§ DATA:

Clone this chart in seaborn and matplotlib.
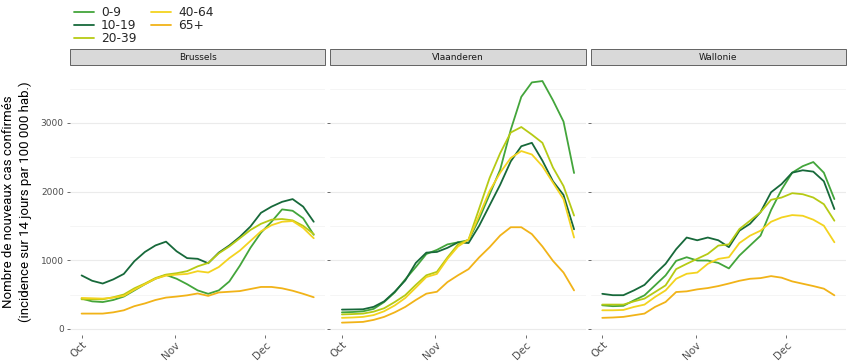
import pandas as pd
import matplotlib
matplotlib.use('Agg')
import matplotlib.pyplot as plt
import matplotlib.dates as mdates
from matplotlib.ticker import MultipleLocator
from matplotlib.patches import Rectangle
import seaborn as sns

# 14-day incidence per 100 000, sampled every 3.5 days (Oct 1 -> Dec 17, 2020)
dates = pd.date_range('2020-10-01', '2020-12-17', freq='84h')

age_groups = ['0-9', '10-19', '20-39', '40-64', '65+']
regions = ['Brussels', 'Vlaanderen', 'Wallonie']
colors = ['#43a53b', '#17693a', '#b6ca14', '#f3d31f', '#f1b318']

bru_0_9 = [440, 400, 390, 420, 470, 560, 650, 730, 785, 730, 650, 560, 510, 560, 690, 920, 1180, 1400, 1560, 1740, 1720, 1610, 1370]
bru_10_19 = [778, 700, 660, 720, 800, 985, 1120, 1215, 1270, 1130, 1030, 1020, 955, 1110, 1215, 1340, 1490, 1690, 1780, 1850, 1890, 1780, 1560]
bru_20_39 = [430, 430, 430, 460, 500, 590, 660, 740, 790, 810, 840, 910, 960, 1100, 1200, 1320, 1440, 1530, 1590, 1600, 1580, 1500, 1380]
bru_40_64 = [450, 445, 440, 455, 480, 570, 650, 730, 775, 790, 800, 840, 820, 900, 1030, 1140, 1280, 1420, 1510, 1560, 1570, 1470, 1320]
bru_65 = [222, 222, 222, 240, 270, 330, 370, 420, 455, 470, 488, 515, 480, 530, 540, 550, 580, 610, 610, 590, 555, 510, 460]

vla_0_9 = [240, 245, 255, 290, 390, 530, 720, 900, 1090, 1150, 1230, 1260, 1290, 1600, 1960, 2320, 2900, 3380, 3590, 3610, 3330, 3020, 2270]
vla_10_19 = [280, 282, 285, 320, 400, 540, 705, 960, 1110, 1120, 1180, 1260, 1250, 1500, 1800, 2100, 2440, 2660, 2710, 2450, 2150, 1950, 1450]
vla_20_39 = [210, 215, 222, 250, 300, 390, 490, 640, 780, 830, 1040, 1230, 1300, 1750, 2200, 2560, 2860, 2940, 2830, 2710, 2350, 2080, 1650]
vla_40_64 = [160, 165, 174, 200, 256, 340, 449, 600, 754, 800, 1019, 1200, 1300, 1650, 2010, 2275, 2490, 2590, 2540, 2370, 2130, 1890, 1330]
vla_65 = [90, 95, 101, 130, 174, 240, 319, 420, 512, 540, 681, 780, 870, 1040, 1190, 1360, 1480, 1480, 1380, 1200, 990, 820, 560]

wal_0_9 = [343, 330, 335, 415, 488, 633, 778, 990, 1043, 995, 995, 960, 880, 1068, 1213, 1357, 1730, 2030, 2275, 2370, 2430, 2275, 1890]
wal_10_19 = [510, 490, 490, 560, 640, 800, 947, 1160, 1330, 1290, 1330, 1290, 1190, 1430, 1530, 1700, 1990, 2110, 2275, 2310, 2290, 2150, 1745]
wal_20_39 = [353, 353, 353, 400, 440, 536, 633, 870, 947, 1020, 1092, 1213, 1230, 1454, 1575, 1700, 1880, 1913, 1976, 1961, 1913, 1816, 1575]
wal_40_64 = [270, 270, 275, 319, 353, 464, 560, 729, 802, 820, 947, 1019, 1043, 1250, 1357, 1430, 1560, 1623, 1657, 1647, 1590, 1502, 1261]
wal_65 = [160, 165, 174, 198, 222, 319, 391, 536, 546, 575, 594, 623, 660, 700, 729, 739, 768, 745, 691, 657, 623, 585, 488]

series = {
    'Brussels': [bru_0_9, bru_10_19, bru_20_39, bru_40_64, bru_65],
    'Vlaanderen': [vla_0_9, vla_10_19, vla_20_39, vla_40_64, vla_65],
    'Wallonie': [wal_0_9, wal_10_19, wal_20_39, wal_40_64, wal_65],
}

rows = []
for region in regions:
    for age, values in zip(age_groups, series[region]):
        for d, v in zip(dates, values):
            rows.append({'region': region, 'age': age, 'date': d, 'cases': v})
df = pd.DataFrame(rows)

sns.set_theme(style='white')
plt.rcParams['font.family'] = ['DejaVu Sans']

fig, axes = plt.subplots(1, 3, figsize=(8.5, 3.64), dpi=100, sharey=True)
fig.subplots_adjust(left=70/850, right=846/850, bottom=1-335/364, top=1-68/364, wspace=5/255)

span = dates[-1] - dates[0]
for i, (ax, region) in enumerate(zip(axes, regions)):
    sns.lineplot(data=df[df['region'] == region], x='date', y='cases', hue='age',
                 hue_order=age_groups, palette=colors, linewidth=1.3, ax=ax,
                 legend=(i == 0))
    ax.set_xlim(dates[0] - span * 0.05, dates[-1] + span * 0.05)
    ax.set_ylim(-90, 3800)
    ax.yaxis.set_major_locator(MultipleLocator(1000))
    ax.yaxis.set_minor_locator(MultipleLocator(500))
    ax.grid(which='major', axis='y', color='#ebebeb', lw=0.8)
    ax.grid(which='minor', axis='y', color='#f4f4f4', lw=0.6)
    ax.grid(axis='x', visible=False)
    ax.xaxis.set_major_locator(mdates.MonthLocator())
    ax.xaxis.set_major_formatter(mdates.DateFormatter('%b'))
    ax.tick_params(which='major', length=2.5, width=0.6, color='#555555',
                   labelcolor='#4d4d4d', pad=2)
    ax.tick_params(which='minor', length=0)
    ax.tick_params(axis='y', labelsize=6.5, left=True)
    ax.tick_params(axis='x', labelsize=7.5, bottom=True, pad=1)
    for lab in ax.get_xticklabels():
        lab.set_rotation(45)
        lab.set_ha('right')
        lab.set_rotation_mode('anchor')
    for s in ax.spines.values():
        s.set_visible(False)
    ax.set_xlabel('')
    ax.set_ylabel('')

    # facet strip
    ax.add_patch(Rectangle((0, 1 + 3/267), 1, 16/267, transform=ax.transAxes,
                           facecolor='#d9d9d9', edgecolor='#4d4d4d', lw=0.6,
                           clip_on=False))
    ax.text(0.5, 1 + 11/267, region, transform=ax.transAxes, ha='center',
            va='center', fontsize=6.5, color='#1a1a1a')

handles, labels = axes[0].get_legend_handles_labels()
axes[0].get_legend().remove()
fig.legend(handles, labels, ncol=2, loc='upper left', bbox_to_anchor=(68/850, 1.0),
           frameon=False, fontsize=8.8, handlelength=1.6, labelspacing=0.0,
           columnspacing=1.2, handletextpad=0.6, borderaxespad=0.1)

axes[0].set_ylabel('Nombre de nouveaux cas confirmés\n(incidence sur 14 jours par 100 000 hab.)',
                   fontsize=9.5, family=['Roboto', 'DejaVu Sans'],
                   linespacing=1.4, labelpad=6, color='black')

fig.savefig('out.png', dpi=100)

§ PROBLEM DETAILS:
Your copy of the data should match it exactly, except that pictures are left out.

§ FINISHED EXERCISE:
Clone this chart in seaborn and matplotlib.
import pandas as pd
import matplotlib
matplotlib.use('Agg')
import matplotlib.pyplot as plt
import matplotlib.dates as mdates
from matplotlib.ticker import MultipleLocator
from matplotlib.patches import Rectangle
import seaborn as sns

# 14-day incidence per 100 000, sampled every 3.5 days (Oct 1 -> Dec 17, 2020)
dates = pd.date_range('2020-10-01', '2020-12-17', freq='84h')

age_groups = ['0-9', '10-19', '20-39', '40-64', '65+']
regions = ['Brussels', 'Vlaanderen', 'Wallonie']
colors = ['#43a53b', '#17693a', '#b6ca14', '#f3d31f', '#f1b318']

bru_0_9 = [440, 400, 390, 420, 470, 560, 650, 730, 785, 730, 650, 560, 510, 560, 690, 920, 1180, 1400, 1560, 1740, 1720, 1610, 1370]
bru_10_19 = [778, 700, 660, 720, 800, 985, 1120, 1215, 1270, 1130, 1030, 1020, 955, 1110, 1215, 1340, 1490, 1690, 1780, 1850, 1890, 1780, 1560]
bru_20_39 = [430, 430, 430, 460, 500, 590, 660, 740, 790, 810, 840, 910, 960, 1100, 1200, 1320, 1440, 1530, 1590, 1600, 1580, 1500, 1380]
bru_40_64 = [450, 445, 440, 455, 480, 570, 650, 730, 775, 790, 800, 840, 820, 900, 1030, 1140, 1280, 1420, 1510, 1560, 1570, 1470, 1320]
bru_65 = [222, 222, 222, 240, 270, 330, 370, 420, 455, 470, 488, 515, 480, 530, 540, 550, 580, 610, 610, 590, 555, 510, 460]

vla_0_9 = [240, 245, 255, 290, 390, 530, 720, 900, 1090, 1150, 1230, 1260, 1290, 1600, 1960, 2320, 2900, 3380, 3590, 3610, 3330, 3020, 2270]
vla_10_19 = [280, 282, 285, 320, 400, 540, 705, 960, 1110, 1120, 1180, 1260, 1250, 1500, 1800, 2100, 2440, 2660, 2710, 2450, 2150, 1950, 1450]
vla_20_39 = [210, 215, 222, 250, 300, 390, 490, 640, 780, 830, 1040, 1230, 1300, 1750, 2200, 2560, 2860, 2940, 2830, 2710, 2350, 2080, 1650]
vla_40_64 = [160, 165, 174, 200, 256, 340, 449, 600, 754, 800, 1019, 1200, 1300, 1650, 2010, 2275, 2490, 2590, 2540, 2370, 2130, 1890, 1330]
vla_65 = [90, 95, 101, 130, 174, 240, 319, 420, 512, 540, 681, 780, 870, 1040, 1190, 1360, 1480, 1480, 1380, 1200, 990, 820, 560]

wal_0_9 = [343, 330, 335, 415, 488, 633, 778, 990, 1043, 995, 995, 960, 880, 1068, 1213, 1357, 1730, 2030, 2275, 2370, 2430, 2275, 1890]
wal_10_19 = [510, 490, 490, 560, 640, 800, 947, 1160, 1330, 1290, 1330, 1290, 1190, 1430, 1530, 1700, 1990, 2110, 2275, 2310, 2290, 2150, 1745]
wal_20_39 = [353, 353, 353, 400, 440, 536, 633, 870, 947, 1020, 1092, 1213, 1230, 1454, 1575, 1700, 1880, 1913, 1976, 1961, 1913, 1816, 1575]
wal_40_64 = [270, 270, 275, 319, 353, 464, 560, 729, 802, 820, 947, 1019, 1043, 1250, 1357, 1430, 1560, 1623, 1657, 1647, 1590, 1502, 1261]
wal_65 = [160, 165, 174, 198, 222, 319, 391, 536, 546, 575, 594, 623, 660, 700, 729, 739, 768, 745, 691, 657, 623, 585, 488]

series = {
    'Brussels': [bru_0_9, bru_10_19, bru_20_39, bru_40_64, bru_65],
    'Vlaanderen': [vla_0_9, vla_10_19, vla_20_39, vla_40_64, vla_65],
    'Wallonie': [wal_0_9, wal_10_19, wal_20_39, wal_40_64, wal_65],
}

rows = []
for region in regions:
    for age, values in zip(age_groups, series[region]):
        for d, v in zip(dates, values):
            rows.append({'region': region, 'age': age, 'date': d, 'cases': v})
df = pd.DataFrame(rows)

sns.set_theme(style='white')
plt.rcParams['font.family'] = ['DejaVu Sans']

fig, axes = plt.subplots(1, 3, figsize=(8.5, 3.64), dpi=100, sharey=True)
fig.subplots_adjust(left=70/850, right=846/850, bottom=1-335/364, top=1-68/364, wspace=5/255)

span = dates[-1] - dates[0]
for i, (ax, region) in enumerate(zip(axes, regions)):
    sns.lineplot(data=df[df['region'] == region], x='date', y='cases', hue='age',
                 hue_order=age_groups, palette=colors, linewidth=1.3, ax=ax,
                 legend=(i == 0))
    ax.set_xlim(dates[0] - span * 0.05, dates[-1] + span * 0.05)
    ax.set_ylim(-90, 3800)
    ax.yaxis.set_major_locator(MultipleLocator(1000))
    ax.yaxis.set_minor_locator(MultipleLocator(500))
    ax.grid(which='major', axis='y', color='#ebebeb', lw=0.8)
    ax.grid(which='minor', axis='y', color='#f4f4f4', lw=0.6)
    ax.grid(axis='x', visible=False)
    ax.xaxis.set_major_locator(mdates.MonthLocator())
    ax.xaxis.set_major_formatter(mdates.DateFormatter('%b'))
    ax.tick_params(which='major', length=2.5, width=0.6, color='#555555',
                   labelcolor='#4d4d4d', pad=2)
    ax.tick_params(which='minor', length=0)
    ax.tick_params(axis='y', labelsize=6.5, left=True)
    ax.tick_params(axis='x', labelsize=7.5, bottom=True, pad=1)
    for lab in ax.get_xticklabels():
        lab.set_rotation(45)
        lab.set_ha('right')
        lab.set_rotation_mode('anchor')
    for s in ax.spines.values():
        s.set_visible(False)
    ax.set_xlabel('')
    ax.set_ylabel('')

    # facet strip
    ax.add_patch(Rectangle((0, 1 + 3/267), 1, 16/267, transform=ax.transAxes,
                           facecolor='#d9d9d9', edgecolor='#4d4d4d', lw=0.6,
                           clip_on=False))
    ax.text(0.5, 1 + 11/267, region, transform=ax.transAxes, ha='center',
            va='center', fontsize=6.5, color='#1a1a1a')

handles, labels = axes[0].get_legend_handles_labels()
axes[0].get_legend().remove()
fig.legend(handles, labels, ncol=2, loc='upper left', bbox_to_anchor=(68/850, 1.0),
           frameon=False, fontsize=8.8, handlelength=1.6, labelspacing=0.0,
           columnspacing=1.2, handletextpad=0.6, borderaxespad=0.1)

axes[0].set_ylabel('Nombre de nouveaux cas confirmés\n(incidence sur 14 jours par 100 000 hab.)',
                   fontsize=9.5, family=['Roboto', 'DejaVu Sans'],
                   linespacing=1.4, labelpad=6, color='black')

fig.savefig('out.png', dpi=100)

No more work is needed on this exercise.